Maybe, I suppose. And if that's your truth, that's cool too. Different strokes, right?

I wouldn't though. If full church participation and equality was offered to me, I'd take hold so tightly, so fast.

I also can not understand the idea that "It has never happened to me, I've never felt it, so what's the big deal?" is an ok thing to think. For real? I've never felt A LOT of the human condition, but that doesn't make others' experiences invalid, or not real. SO WHAT? You are blessed, but that doesn't stop the very vivid pain that exists for many sisters. So many sisters.

Maybe even your own sister.

I do know that the inequality breaks my heart, and causes me to want to weep at times because the hurt is so real and so searing and so very very deep.

So deep in fact that there was a LONG time that I really wondered and worried that perhaps... my deepest fears about myself were true, that God really actually TRULY thinks that women are less than men. Simply because of sex and gender, spiritual identity even, that God trusts me less. That I am less.

That pitch black darkest fear might be true?

The thought makes reason stare, and yet, there is actual evidence that it might be true.

Does the one whom we call "Kind", "Gracious" and "Father" really ACTUALLY like me less than my brothers?


How could my Father create me to be less?


The practices in the church that cause these questions are ones we can not discuss here, but if you've ever felt that pang, that discomfort in those most quiet and sacred moments, like I have, then you can get an idea of what I mean.

It was so much that I wrestled.



So much discontent filled my soul that I thought, "If this is IT, if this is really how it's going to be, then I want no part of it. I'll just be happy not achieving eternal progression, because I don't want any part of a God who thinks I'm second-class."

So many questions.

More questions than ever.

BUT! There is hope. There is knowledge.  I didn't give up on God, though I was sorely tempted.

I have come to know that the Lord God, who is all powerful, who creates all, would never ever create me in HIS image if I was less than.

So, I cling to my Lord and Savior. When I can not deal with things that make me ache and beg for further light and knowledge, I lean hard on Him. I know He lives. I know He died so I can live too.

I do not know the answers. I will not pretend to.

Nor will I leave. For my Jesus is the living water, and I know this is HIS church. HIS gospel brought to fruition.

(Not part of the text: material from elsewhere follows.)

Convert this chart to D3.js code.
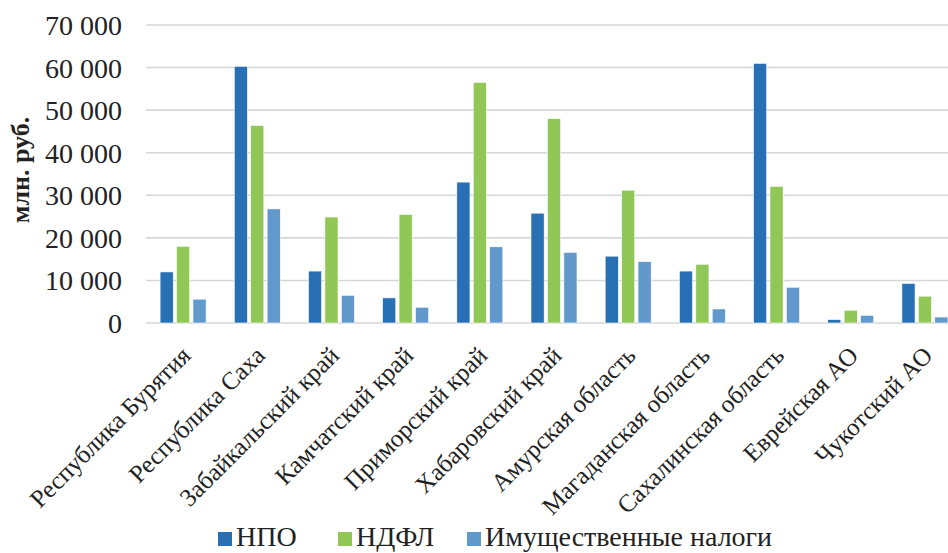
<!DOCTYPE html>
<html><head><meta charset="utf-8">
<script src="https://cdn.jsdelivr.net/npm/d3@7"></script>
<style>body{margin:0;background:#fff}svg{display:block}
text{font-family:"Liberation Serif","Tinos","DejaVu Serif","Noto Serif",serif}</style>
</head><body>
<svg id="c" width="948" height="553"></svg>
<script>
const categories = ["Республика Бурятия","Республика Саха","Забайкальский край","Камчатский край","Приморский край","Хабаровский край","Амурская область","Магаданская область","Сахалинская область","Еврейская АО","Чукотский АО"];
const seriesNames = ["НПО","НДФЛ","Имущественные налоги"];
const npo   = [12000, 60300, 12200, 5900, 33100, 25800, 15700, 12200, 61000, 800, 9300];
const ndfl  = [18000, 46400, 24900, 25500, 56500, 48000, 31200, 13800, 32100, 3000, 6300];
const imush = [5600, 26800, 6500, 3700, 17900, 16600, 14400, 3300, 8400, 1800, 1400];
const yTicks = [0, 10000, 20000, 30000, 40000, 50000, 60000, 70000];
const colors = ["#2870b4", "#90c757", "#6199cd"];
const yTitle = "млн. руб.";

const svg = d3.select("#c");
const pLeft = 146, pRight = 962, pTop = 25, pBottom = 323;

const x0 = d3.scaleBand().domain(categories).range([pLeft, pRight]);
const x1 = d3.scaleBand().domain(seriesNames).range([-23, 23]).paddingInner(0.2);
const y = d3.scaleLinear().domain([0, 70000]).range([pBottom, pTop]);

const fmt = v => d3.format(",")(v).replace(/,/g, " ");

// gridlines
svg.append("g").selectAll("line").data(yTicks).join("line")
  .attr("x1", pLeft).attr("x2", 948)
  .attr("y1", d => y(d)).attr("y2", d => y(d))
  .attr("stroke", "#d6d6d6").attr("stroke-width", 1.6);

// y axis labels
const yAxis = d3.axisLeft(y).tickValues(yTicks).tickFormat(fmt).tickSize(0).tickPadding(0);
const gy = svg.append("g").attr("transform", `translate(122,0)`).call(yAxis);
gy.select(".domain").remove();
gy.attr("font-family", null).attr("font-size", null);
gy.selectAll("text").style("font-size", "28px").attr("fill", "#222").attr("dy", "0.34em");

// y title
svg.append("text").attr("transform", "translate(29,170) rotate(-90)")
  .attr("text-anchor", "middle").style("font-weight", "bold")
  .style("font-size", "26px").attr("fill", "#222").text(yTitle);

// bars
const data = categories.map((c, i) => ({c, vals: [npo[i], ndfl[i], imush[i]]}));
const groups = svg.append("g").selectAll("g").data(data).join("g")
  .attr("transform", d => `translate(${x0(d.c) + x0.bandwidth() / 2},0)`);
groups.selectAll("rect").data(d => d.vals.map((v, k) => ({k, v}))).join("rect")
  .attr("x", d => x1(seriesNames[d.k]))
  .attr("width", x1.bandwidth())
  .attr("y", d => y(d.v))
  .attr("height", d => y(0) - y(d.v))
  .attr("fill", d => colors[d.k])
  .attr("stroke", "#fff").attr("stroke-width", 0.6);

// category labels
svg.append("g").selectAll("text").data(categories).join("text")
  .attr("transform", d => `translate(${x0(d) + x0.bandwidth() / 2 + 9},357) rotate(-45)`)
  .attr("text-anchor", "end").style("font-size", "25px")
  .attr("fill", "#222").text(d => d);

// legend
const legX = [218, 338, 467];
const leg = svg.append("g").selectAll("g").data(seriesNames).join("g")
  .attr("transform", (d, i) => `translate(${legX[i]},0)`);
leg.append("rect").attr("x", 0).attr("y", 532).attr("width", 14).attr("height", 14)
  .attr("fill", (d, i) => colors[i]);
leg.append("text").attr("x", 18).attr("y", 546)
  .style("font-size", "28px").attr("fill", "#222").text(d => d);
</script>
</body></html>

The ache? It remains. I would surmise that it will remain all the days of my life. I can't see that changing. (Believe me, I tried to pray it away.) The only thing I can think is that God intends me to walk this path--this path that is so full of goodness, of love and of redemption. As I stumble on the things that make me question, I simply dust myself off and keep on.

I am a Mormon feminist. I love the Lord with all my heart. I am not going anywhere. There is room for all in the true Gospel, the Gospel who is the living, breathing Savior of the world, Jesus.